My experience with that type of load process is that doing this
row-by-row is a very expensive approach and your results bear that out.

It is often better to write each step as an SQL statement that operates
on a set of rows at one time. The lookup operations become merge joins
rather than individual SQL Selects via an index, so increase the
efficiency of the lookup process by using bulk optimisations and
completely avoiding any program/server call traffic. Data can move from
step to step by using Insert Selects into temporary tables, as Jim has
already suggested.

The SQL set approach is different to the idea of simply moving the code
server-side by dropping it in a function. That helps with the net
traffic but has other issues also.
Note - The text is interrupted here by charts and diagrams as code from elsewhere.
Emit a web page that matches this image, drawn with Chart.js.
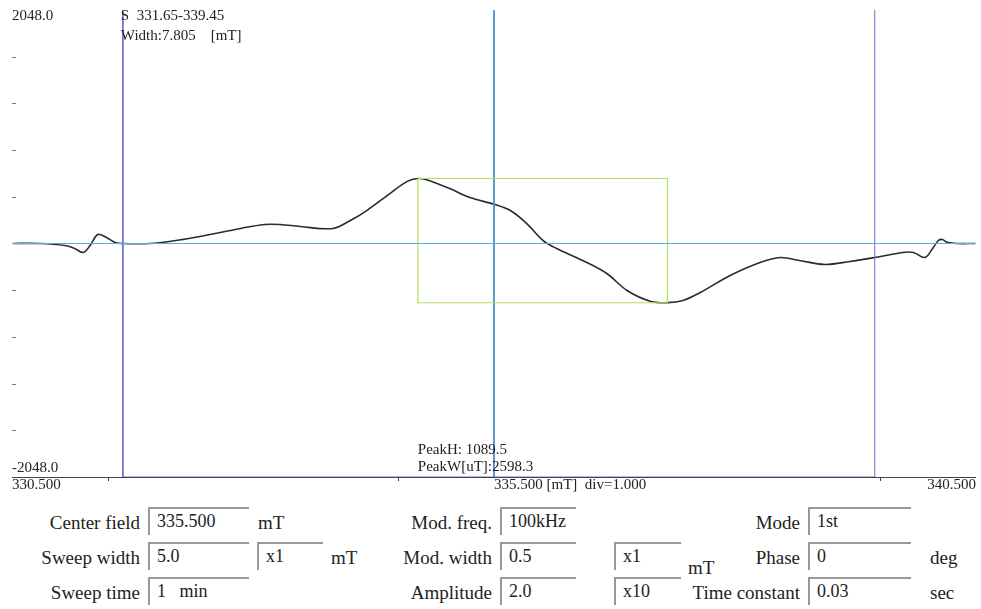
<!DOCTYPE html>
<html>
<head>
<meta charset="utf-8">
<script src="https://cdn.jsdelivr.net/npm/chart.js@4.4.1/dist/chart.umd.min.js"></script>
<style>
  body { margin: 0; background: #fff; font-family: "Liberation Serif", "Times New Roman", serif; color: #222; }
  #wrap { position: relative; width: 981px; height: 609px; overflow: hidden; }
  #chartBox { position: absolute; left: 0; top: 0; width: 981px; height: 500px; }
  .lbl { position: absolute; font-size: 19px; line-height: 22px; white-space: nowrap; }
  .box { position: absolute; height: 28px; border-top: 2px solid #999; border-left: 2px solid #999;
         font-size: 18px; line-height: 24px; padding-left: 7px; box-sizing: border-box; white-space: nowrap; }
</style>
</head>
<body>
<div id="wrap">
  <div id="chartBox"><canvas id="esrChart" width="981" height="500"></canvas></div>

  <!-- parameter panel -->
  <div class="lbl" style="right:841px; top:512px;">Center field</div>
  <div class="box" style="left:148px; top:507px; width:101px;">335.500</div>
  <div class="lbl" style="left:258px; top:512px;">mT</div>

  <div class="lbl" style="right:841px; top:547px;">Sweep width</div>
  <div class="box" style="left:148px; top:542px; width:101px;">5.0</div>
  <div class="box" style="left:257px; top:542px; width:66px;">x1</div>
  <div class="lbl" style="left:331px; top:547px;">mT</div>

  <div class="lbl" style="right:841px; top:582px;">Sweep time</div>
  <div class="box" style="left:148px; top:577px; width:101px;">1&nbsp;&nbsp;&nbsp;min</div>

  <div class="lbl" style="right:489px; top:512px;">Mod. freq.</div>
  <div class="box" style="left:500px; top:507px; width:76px;">100kHz</div>

  <div class="lbl" style="right:489px; top:547px;">Mod. width</div>
  <div class="box" style="left:500px; top:542px; width:76px;">0.5</div>
  <div class="box" style="left:614px; top:542px; width:67px;">x1</div>
  <div class="lbl" style="left:688px; top:557px;">mT</div>

  <div class="lbl" style="right:489px; top:582px;">Amplitude</div>
  <div class="box" style="left:500px; top:577px; width:76px;">2.0</div>
  <div class="box" style="left:614px; top:577px; width:67px;">x10</div>

  <div class="lbl" style="right:181px; top:512px;">Mode</div>
  <div class="box" style="left:808px; top:507px; width:103px;">1st</div>

  <div class="lbl" style="right:181px; top:547px;">Phase</div>
  <div class="box" style="left:808px; top:542px; width:103px;">0</div>
  <div class="lbl" style="left:930px; top:547px;">deg</div>

  <div class="lbl" style="right:181px; top:582px;">Time constant</div>
  <div class="box" style="left:808px; top:577px; width:103px;">0.03</div>
  <div class="lbl" style="left:930px; top:582px;">sec</div>
</div>

<script>
// Axis ranges
const fieldMin = 330.5;
const fieldMax = 340.5;
const signalMin = -2048;
const signalMax = 2048;

// Spectrum trace (field in mT, signal in counts)
const spectrumField = [
  330.51, 330.79, 331.05, 331.15, 331.24, 331.31, 331.39, 331.48, 331.57, 331.64,
  331.93, 332.20, 332.45, 332.87, 333.12, 333.28, 333.49, 333.83, 334.01, 334.18,
  334.42, 334.60, 334.71, 334.80, 335.04, 335.25, 335.51, 335.67, 335.84, 336.01,
  336.15, 336.42, 336.67, 336.88, 337.12, 337.30, 337.46, 337.64, 337.95, 338.26,
  338.47, 338.67, 338.93, 339.19, 339.45, 339.74, 339.85, 339.97, 340.05, 340.11,
  340.15, 340.20, 340.30, 340.49
];
const spectrumSignal = [
  0, 0, -18, -44, -79, -18, 79, 53, 9, 0,
  0, 26, 61, 132, 167, 167, 149, 132, 202, 289,
  438, 545, 570, 560, 482, 403, 342, 289, 175, 26,
  -44, -149, -263, -412, -506, -519, -500, -430, -281, -167,
  -123, -149, -184, -158, -123, -79, -79, -123, -44, 26,
  35, 11, 0, 0
];

// Markers
const sweepMarkers = [331.65, 339.45];
const centerField = 335.5;
const peakFields = [334.71, 337.30];
const peakValues = [570, -519.5];

// Tick labels and marks
const yDashLevels = [-1638.4, -1228.8, -819.2, -409.6, 409.6, 819.2, 1228.8, 1638.4];
const xTickFields = [331.5, 334.5, 339.5];
const yTopLabel = "2048.0";
const yBottomLabel = "-2048.0";
const xLeftLabel = "330.500";
const xRightLabel = "340.500";
const xCenterLabel = "335.500 [mT]  div=1.000";
const rangeLabel = "S  331.65-339.45";
const widthLabel = "Width:7.805    [mT]";
const peakHLabel = "PeakH: 1089.5";
const peakWLabel = "PeakW[uT]:2598.3";

const pts = (xs, ys) => xs.map((x, i) => ({ x: x, y: ys[i] }));

// Extra drawing: axis line, dashes, texts
const overlayPlugin = {
  id: "overlay",
  beforeDatasetsDraw(chart) {
    const { ctx, chartArea, scales } = chart;
    ctx.save();
    ctx.strokeStyle = "#444";
    ctx.lineWidth = 1;
    ctx.beginPath();
    ctx.moveTo(chartArea.left, chartArea.bottom + 0.5);
    ctx.lineTo(chartArea.right, chartArea.bottom + 0.5);
    ctx.stroke();
    // small ticks under the axis
    xTickFields.forEach((f) => {
      const px = Math.round(scales.x.getPixelForValue(f)) + 0.5;
      ctx.beginPath();
      ctx.moveTo(px, chartArea.bottom);
      ctx.lineTo(px, chartArea.bottom + 4);
      ctx.stroke();
    });
    // y dashes
    ctx.strokeStyle = "#777";
    yDashLevels.forEach((v) => {
      const py = Math.round(scales.y.getPixelForValue(v)) + 0.5;
      ctx.beginPath();
      ctx.moveTo(chartArea.left, py);
      ctx.lineTo(chartArea.left + 4, py);
      ctx.stroke();
    });
    ctx.restore();
  },
  afterDraw(chart) {
    const { ctx, chartArea, scales } = chart;
    ctx.save();
    ctx.fillStyle = "#222";
    ctx.font = '15px "Liberation Serif", serif';
    ctx.textBaseline = "middle";
    ctx.textAlign = "left";
    const xl = chartArea.left;
    const mk = scales.x.getPixelForValue(sweepMarkers[0]);
    const pk = scales.x.getPixelForValue(peakFields[0]);
    const cx = scales.x.getPixelForValue(centerField);
    ctx.fillText(yTopLabel, xl, 16);
    ctx.fillText(rangeLabel, mk - 2, 16);
    ctx.fillText(widthLabel, mk - 2, 36);
    ctx.fillText(yBottomLabel, xl, chartArea.bottom - 9);
    ctx.fillText(peakHLabel, pk, chartArea.bottom - 27);
    ctx.fillText(peakWLabel, pk, chartArea.bottom - 10);
    ctx.fillText(xLeftLabel, xl, chartArea.bottom + 8);
    ctx.fillText(xCenterLabel, cx, chartArea.bottom + 8);
    ctx.textAlign = "right";
    ctx.fillText(xRightLabel, chartArea.right, chartArea.bottom + 8);
    ctx.restore();
  }
};

const ctx = document.getElementById("esrChart");
new Chart(ctx, {
  type: "line",
  data: {
    datasets: [
      {
        // zero baseline
        data: pts([fieldMin, fieldMax], [0, 0]),
        borderColor: "#4fb0ee",
        borderWidth: 1
      },
      {
        // peak box
        data: pts(
          [peakFields[0], peakFields[1], peakFields[1], peakFields[0], peakFields[0]],
          [peakValues[0], peakValues[0], peakValues[1], peakValues[1], peakValues[0]]
        ),
        borderColor: "#b0e05a",
        borderWidth: 1.2
      },
      {
        // sweep range markers
        data: pts(
          [sweepMarkers[0], sweepMarkers[0], sweepMarkers[1], sweepMarkers[1]],
          [signalMax, signalMin, signalMin, signalMax]
        ),
        borderColor: "#6c6cd2",
        borderWidth: 1
      },
      {
        // center field line
        data: pts([centerField, centerField], [signalMax, signalMin]),
        borderColor: "#4a8ad0",
        borderWidth: 1
      },
      {
        // spectrum
        data: pts(spectrumField, spectrumSignal),
        borderColor: "#2b2b2b",
        borderWidth: 1.6,
        tension: 0.35
      }
    ]
  },
  options: {
    responsive: false,
    animation: false,
    events: [],
    elements: { point: { radius: 0 } },
    layout: { padding: { left: 12, right: 5, top: 10, bottom: 23 } },
    plugins: { legend: { display: false }, tooltip: { enabled: false } },
    scales: {
      x: { type: "linear", min: fieldMin, max: fieldMax, display: false },
      y: { type: "linear", min: signalMin, max: signalMax, display: false }
    }
  },
  plugins: [overlayPlugin]
});
</script>
</body>
</html>
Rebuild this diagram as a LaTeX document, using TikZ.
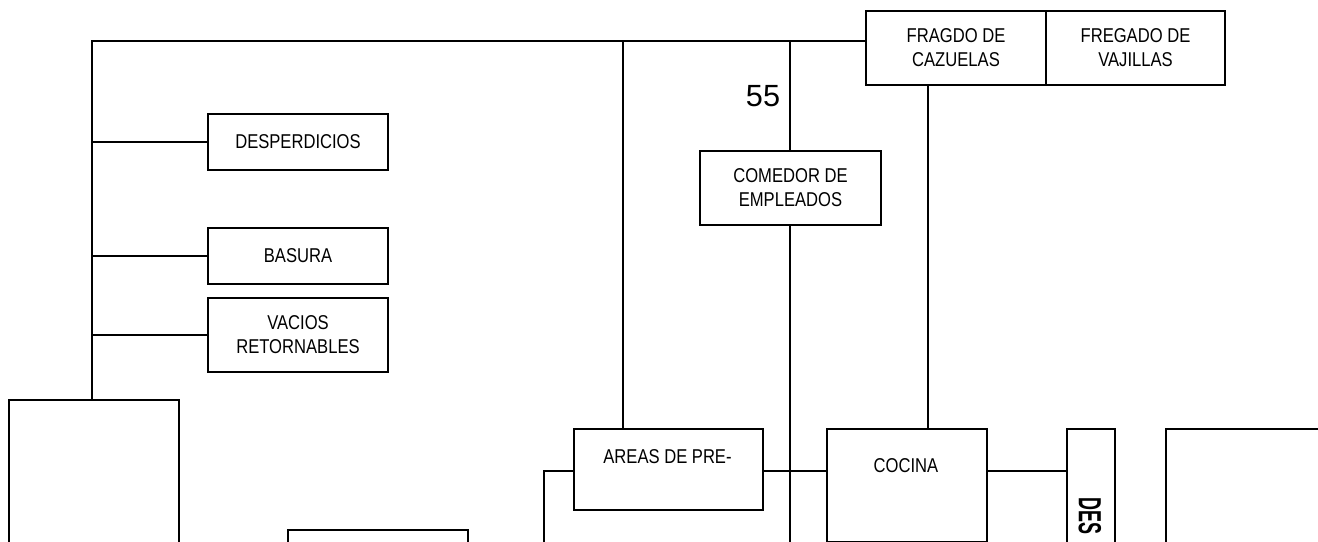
\documentclass[tikz,border=0pt]{standalone}
\usepackage{fontspec}
\setmainfont{Liberation Sans}
\newfontfamily\boxfont[FakeStretch=0.83]{Liberation Sans}
\newfontfamily\desfont[FakeStretch=0.56]{Liberation Sans}
\usetikzlibrary{calc}
\begin{document}
\begin{tikzpicture}[x=0.75pt,y=-0.75pt,
  box/.style={draw, line width=1.5pt, inner sep=0pt, anchor=north west, align=center,
              font=\boxfont\fontsize{15}{18}\selectfont},
  boxtext/.style={inner sep=0pt, font=\boxfont\fontsize{15}{18}\selectfont},
  conn/.style={line width=1.5pt}]
\useasboundingbox (0,0) rectangle (1318,542);
\fill[white] (0,0) rectangle (1318,542);
\clip (0,0) rectangle (1318,542);

% boxes
\node[box, minimum width=180*0.75pt, minimum height=56*0.75pt] (desp) at (207,113) {DESPERDICIOS};
\node[box, minimum width=180*0.75pt, minimum height=56*0.75pt] (basura) at (207,227) {BASURA};
\node[box, minimum width=180*0.75pt, minimum height=74*0.75pt] (vacios) at (207,297) {VACIOS\\RETORNABLES};
\node[box, minimum width=181*0.75pt, minimum height=74*0.75pt] (comedor) at (699,150) {COMEDOR DE\\EMPLEADOS};
\node[box, minimum width=180*0.75pt, minimum height=74*0.75pt] (frag) at (865,10) {FRAGDO DE\\CAZUELAS};
\node[box, minimum width=179*0.75pt, minimum height=74*0.75pt] (freg) at (1045,10) {FREGADO DE\\VAJILLAS};
\node[box, minimum width=189*0.75pt, minimum height=81*0.75pt] (areas) at (573,428) {};
\node[box, minimum width=160*0.75pt, minimum height=113*0.75pt] (cocina) at (826,428) {};
\node[box, minimum width=48*0.75pt, minimum height=140*0.75pt] (des) at (1066,428) {};
\node[box, minimum width=170*0.75pt, minimum height=170*0.75pt] (leftbox) at (8,399) {};
\node[box, minimum width=180*0.75pt, minimum height=50*0.75pt] (botbox) at (287,529) {};
\node[box, minimum width=170*0.75pt, minimum height=140*0.75pt] (rightbox) at (1165,428) {};

% texts
\node[boxtext] (areastext) at (667.5,457) {AREAS DE PRE-};
\node[boxtext] (cocinatext) at (906,466) {COCINA};
\node[inner sep=0pt, rotate=-90, anchor=west, font=\desfont\bfseries\fontsize{24}{24}\selectfont] (destext) at (1090,497) {DES};
\node[inner sep=0pt, font=\fontsize{23}{23}\selectfont] (n55) at (763,96) {55};

% connector points
\coordinate (tl) at (92,41);
\coordinate (j1) at (623,41);
\coordinate (j2) at (790,41);
\coordinate (r1) at (0,471);
\coordinate (la) at (544,560);
\coordinate (cb) at (790,560);
\coordinate (fx) at (928,0);

% connectors
\draw[conn] (tl |- leftbox.north) -- (tl) -- (tl -| frag.west);
\draw[conn] (tl |- desp.west) -- (desp.west);
\draw[conn] (tl |- basura.west) -- (basura.west);
\draw[conn] (tl |- vacios.west) -- (vacios.west);
\draw[conn] (j1) -- (j1 |- areas.north);
\draw[conn] (j2) -- (j2 |- comedor.north);
\draw[conn] (j2 |- comedor.south) -- (cb);
\draw[conn] (fx |- frag.south) -- (fx |- cocina.north);
\draw[conn] (areas.west |- r1) -| (la);
\draw[conn] (areas.east |- r1) -- (cocina.west |- r1);
\draw[conn] (cocina.east |- r1) -- (des.west |- r1);
\end{tikzpicture}
\end{document}
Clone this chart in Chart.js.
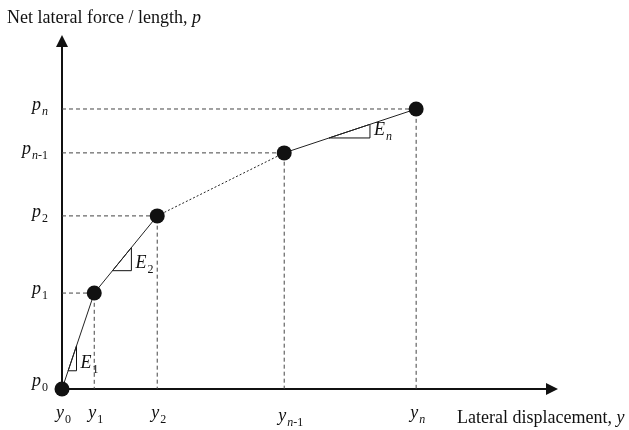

You don't need to use esoteric
in-memory thingies if you use the more efficient join types already
available when you do set based operations (i.e. join all rows at once
in one big SQL statement).

You can also improve performance by ordering your checks so that the
ones most likely to fail happen first.

Trying to achieve a high level of data quality in one large project is
not often possible. Focus on the most critical areas of checking and get
that working first with acceptable performance, then layer on additional
checks while tuning. The complexity of the load programs you have also
means they are susceptible to introducing data quality problems rather
than removing them, so an incremental approach will also aid debugging
of the load suite. Dynamic SQL programs are particularly susceptible to
this kind of bug because you can't eyeball the code.